This week’s Top Ten Tuesday topic is “Forgotten Backlist Titles” — books that aren’t talked about much anymore. I’ve modified this to talk about books I’ve read that never really got the attention I think they deserve.
Links in the titles will take you to my review (where I’ve managed to write one).
An Exquisite Sense of What is Beautiful by J David Simons

The spirit of Japanese culture and the subtleties of its language and landscape are brought to life in this tale of a world-famous author who makes a return visit to the inn which inspired his best-known novel.
Ti Amo by Hanne Ørstavik

A short fictional account based on the author’s own experience. Ørstavik captures the complex emotions of a woman conscious that illness will soon separate her from her beloved husband.
Drift by Caryl Lewis

It would be remiss of me not to include a Welsh author in my list. Drift is the first English language novel by poet and scriptwriter Caryl Lewis. It’s a haunting tale of a reclusive girl who lives in a remote Welsh coastal village, and a Syrian mapmaker held as a prisoner at an army camp.
Mr Mac and Me by Emma Freud

A delightfully atmospheric coming of age novel set on the Suffolk coast at the start of World War 1. The real joy however comes from the insight into the work of Charles Rennie Mackintosh and his wife.
White Hunger by Aki Ollikainen

Not the most cheerful of the books on my list but still well worth reading because it’s based on a real event — a a horrendous famine in the 1860s in Finland. Ollikainen’s version of this is seen through the eyes of a woman who walks mile after mile through waist-high snow to prevent her children from starving to death.
West by Carys Davies

The second Welsh author to make my list, this is the debut novel by Carys Davies (she had previously written short stories). This is a touching tale of. a father who sets out on a trek across the American to find the truth behind a newspaper report of prehistoric bones.
The Mountains Sing by Nguyễn Phan Quế Mai

From Vietnam comes this sweeping tale of one family against a background of the famine, war and idealogical conflict that mars their country’s history.
Shell by Kristina Olsson

I have my blogging friends in Australia to thank for recommending this to me a few years ago. The construction of the (then controversial) Sydney Opera House forms a background to the novel about the fragile lives of two people.
No One Round Here Reads Tolstoy by Mark Hodkinson

An honest memoir of a bibliophile, one who grew up in a working class family where there was just one book in the house.
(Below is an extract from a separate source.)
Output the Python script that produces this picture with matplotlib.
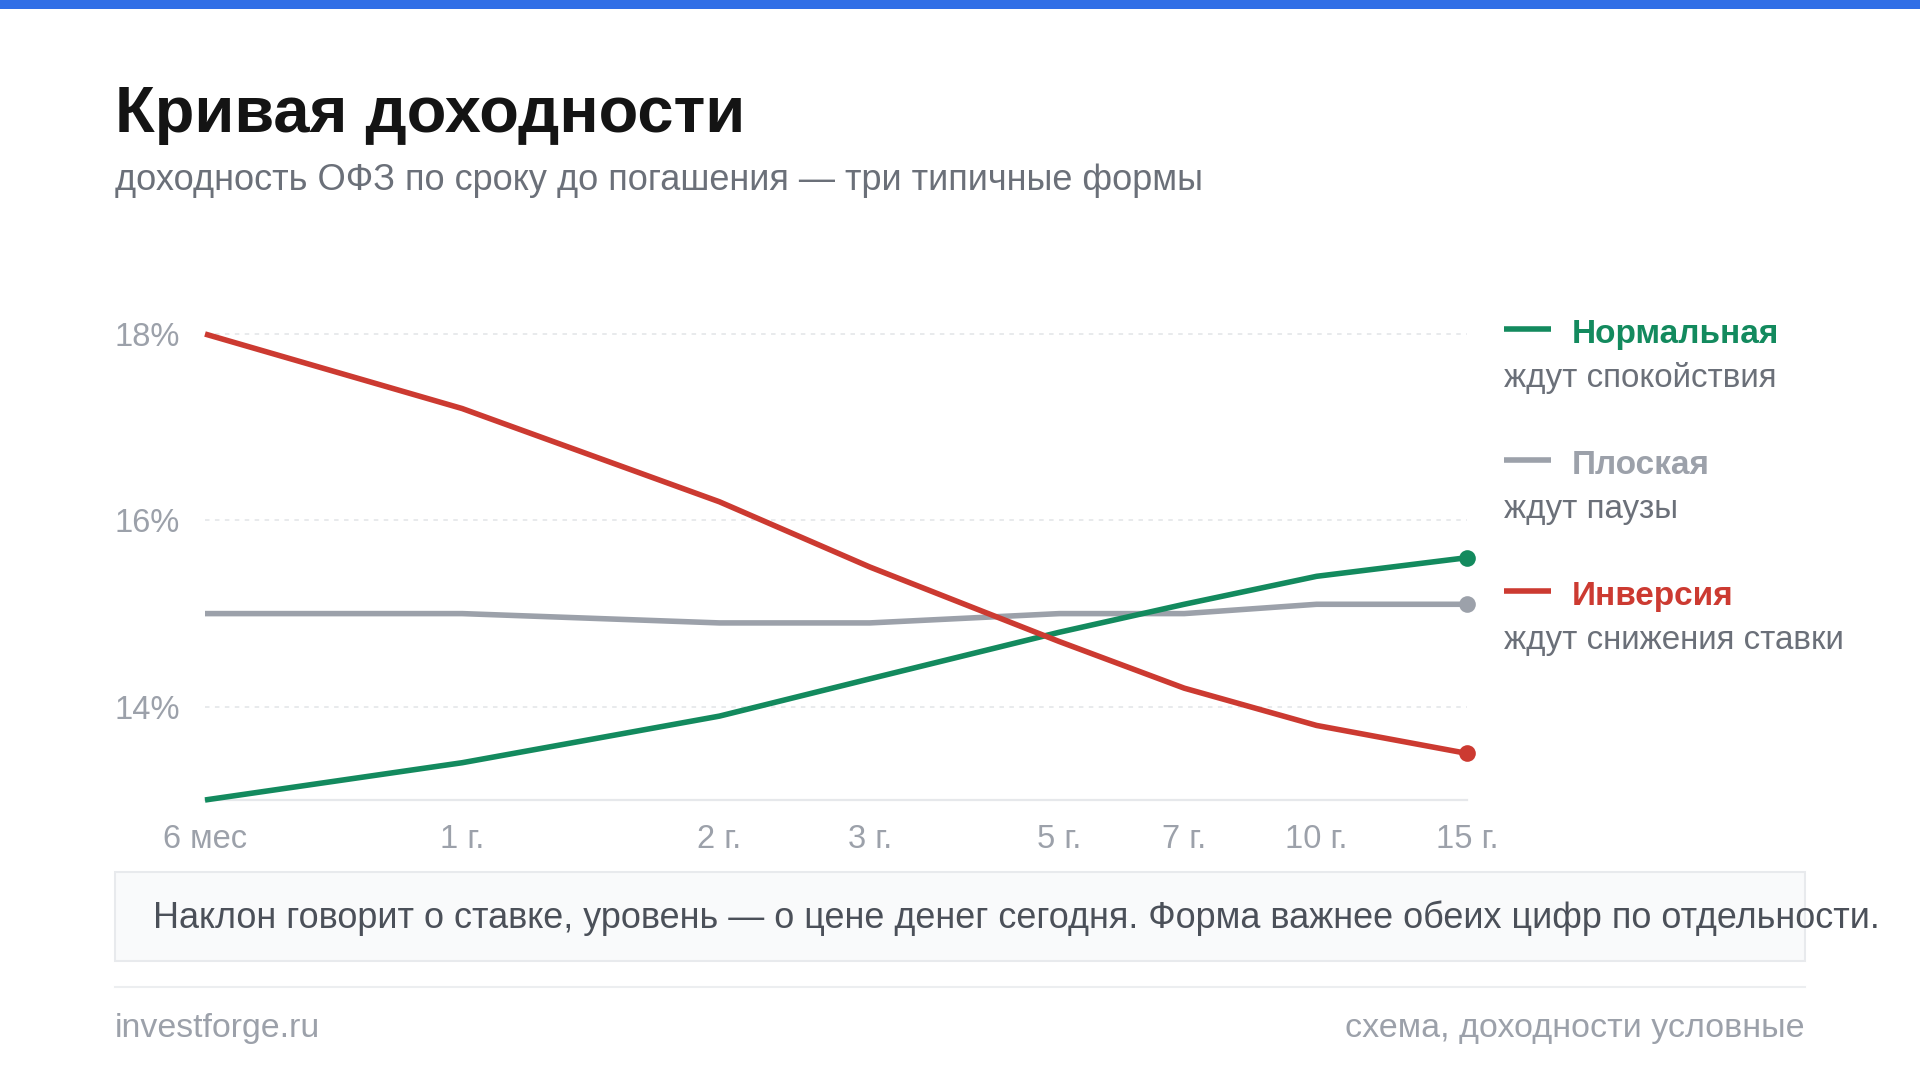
import matplotlib
matplotlib.use("Agg")
import matplotlib.pyplot as plt
from matplotlib.lines import Line2D
from matplotlib.patches import Rectangle

plt.rcParams['font.family'] = ['Liberation Sans', 'DejaVu Sans']

# ---- data ----
maturity_years = [0.5, 1, 2, 3, 5, 7, 10, 15]
maturity_labels = ["6 мес", "1 г.", "2 г.", "3 г.", "5 г.", "7 г.", "10 г.", "15 г."]
normal_yield = [13.0, 13.4, 13.9, 14.3, 14.8, 15.1, 15.4, 15.6]
flat_yield = [15.0, 15.0, 14.9, 14.9, 15.0, 15.0, 15.1, 15.1]
inverse_yield = [18.0, 17.2, 16.2, 15.5, 14.7, 14.2, 13.8, 13.5]
y_ticks = [14, 16, 18]
y_tick_labels = ["14%", "16%", "18%"]
series_names = ["Нормальная", "Плоская", "Инверсия"]
series_notes = ["ждут спокойствия", "ждут паузы", "ждут снижения ставки"]

GREEN = "#138a5e"
GRAY = "#9ca1aa"
RED = "#cc3a31"
BLUE = "#316fe6"

W, H = 1920, 1080
fig = plt.figure(figsize=(W / 100, H / 100), dpi=100)
fig.patch.set_facecolor("white")


def fx(px):
    return px / W


def fy(py):
    return 1 - py / H


# top accent bar
fig.add_artist(Rectangle((0, fy(9)), 1, 9 / H, transform=fig.transFigure,
                         facecolor=BLUE, edgecolor="none"))

# title & subtitle
fig.text(fx(115), fy(132), "Кривая доходности", fontsize=46.8, fontweight="bold",
         color="#141414", va="baseline", ha="left")
fig.text(fx(115), fy(190), "доходность ОФЗ по сроку до погашения — три типичные формы",
         fontsize=26, color="#6b7079", va="baseline", ha="left")

# axes
ax_left, ax_right = 205, 1467
ax_bottom_px = 800
y_lo, y_hi = 13.0, 18.3
px_per_unit = (800 - 334) / 5.0
ax_top_px = ax_bottom_px - (y_hi - y_lo) * px_per_unit
ax = fig.add_axes([fx(ax_left), fy(ax_bottom_px), (ax_right - ax_left) / W,
                   (ax_bottom_px - ax_top_px) / H])
ax.set_xscale("log")
ax.set_xlim(maturity_years[0], maturity_years[-1])
ax.set_ylim(y_lo, y_hi)
ax.set_facecolor("none")
for s in ["top", "right", "left"]:
    ax.spines[s].set_visible(False)
ax.spines["bottom"].set_color("#e6e8eb")
ax.spines["bottom"].set_linewidth(1.6)

ax.set_yticks(y_ticks)
ax.set_yticklabels(y_tick_labels)
ax.set_xticks(maturity_years)
ax.set_xticklabels(maturity_labels)
ax.xaxis.set_minor_locator(matplotlib.ticker.NullLocator())
ax.tick_params(axis="both", length=0, labelsize=23.5, labelcolor="#9ca1aa")
ax.tick_params(axis="y", pad=18)
ax.tick_params(axis="x", pad=17)
ax.grid(axis="y", color="#e6e8eb", linewidth=1.3, linestyle=(0, (2.5, 3)))
ax.grid(axis="x", visible=False)
ax.set_axisbelow(True)

for ys, col in [(flat_yield, GRAY), (normal_yield, GREEN), (inverse_yield, RED)]:
    ax.plot(maturity_years, ys, color=col, linewidth=4.0, solid_capstyle="butt",
            solid_joinstyle="round", clip_on=False, zorder=3)
    ax.plot([maturity_years[-1]], [ys[-1]], "o", color=col, markersize=12,
            markeredgewidth=0, clip_on=False, zorder=4)

# legend on the right
legend_colors = [GREEN, GRAY, RED]
legend_base = [343, 474, 605]
for name, note, col, base in zip(series_names, series_notes, legend_colors, legend_base):
    fig.add_artist(Line2D([fx(1504), fx(1551)], [fy(base - 14), fy(base - 14)],
                          transform=fig.transFigure, color=col, linewidth=4.0,
                          solid_capstyle="butt"))
    fig.text(fx(1572), fy(base), name, fontsize=24, fontweight="bold", color=col,
             va="baseline", ha="left")
    fig.text(fx(1504), fy(base + 44), note, fontsize=23.9, color="#6b7079",
             va="baseline", ha="left")

# note box
fig.add_artist(Rectangle((fx(115), fy(961)), (1805 - 115) / W, (961 - 872) / H,
                         transform=fig.transFigure, facecolor="#f9fafb",
                         edgecolor="#e8eaed", linewidth=1.5))
fig.text(fx(153), fy(928),
         "Наклон говорит о ставке, уровень — о цене денег сегодня. Форма важнее обеих цифр по отдельности.",
         fontsize=25.9, color="#4b5059", va="baseline", ha="left")

# separator and footer
fig.add_artist(Line2D([fx(115), fx(1805)], [fy(987), fy(987)], transform=fig.transFigure,
                      color="#eceef0", linewidth=1.5))
fig.text(fx(115), fy(1037), "investforge.ru", fontsize=24.4, color="#9ca1aa",
         va="baseline", ha="left")
fig.text(fx(1805), fy(1037), "схема, доходности условные", fontsize=24.5, color="#9ca1aa",
         va="baseline", ha="right")

fig.savefig("out.png", dpi=100, facecolor="white")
Today he owns more than 3,000. In the book Hodkinson traces the story of how he became such an avid reader he would take 12 books with him on a one-week holiday.
Without Reservations by Alice Steinbach

Journalist Alice Steinbach reflects on the journey of self discovery that took her to Paris, Oxford and Milan. She wanted to understand what defined her — her family, children, job, friends. This is a wonderful memoir vastly superior to Eat, Pray, Love and beautifully illustrated with postcards Steinbach wrote home to herself to preserve her spontaneous impressions. I read this more than 20 years ago but it had such an impression that when I lost my copy (loaned to a friend!) I bought a replacement.
Have I tempted you to try any of these lesser-known gems?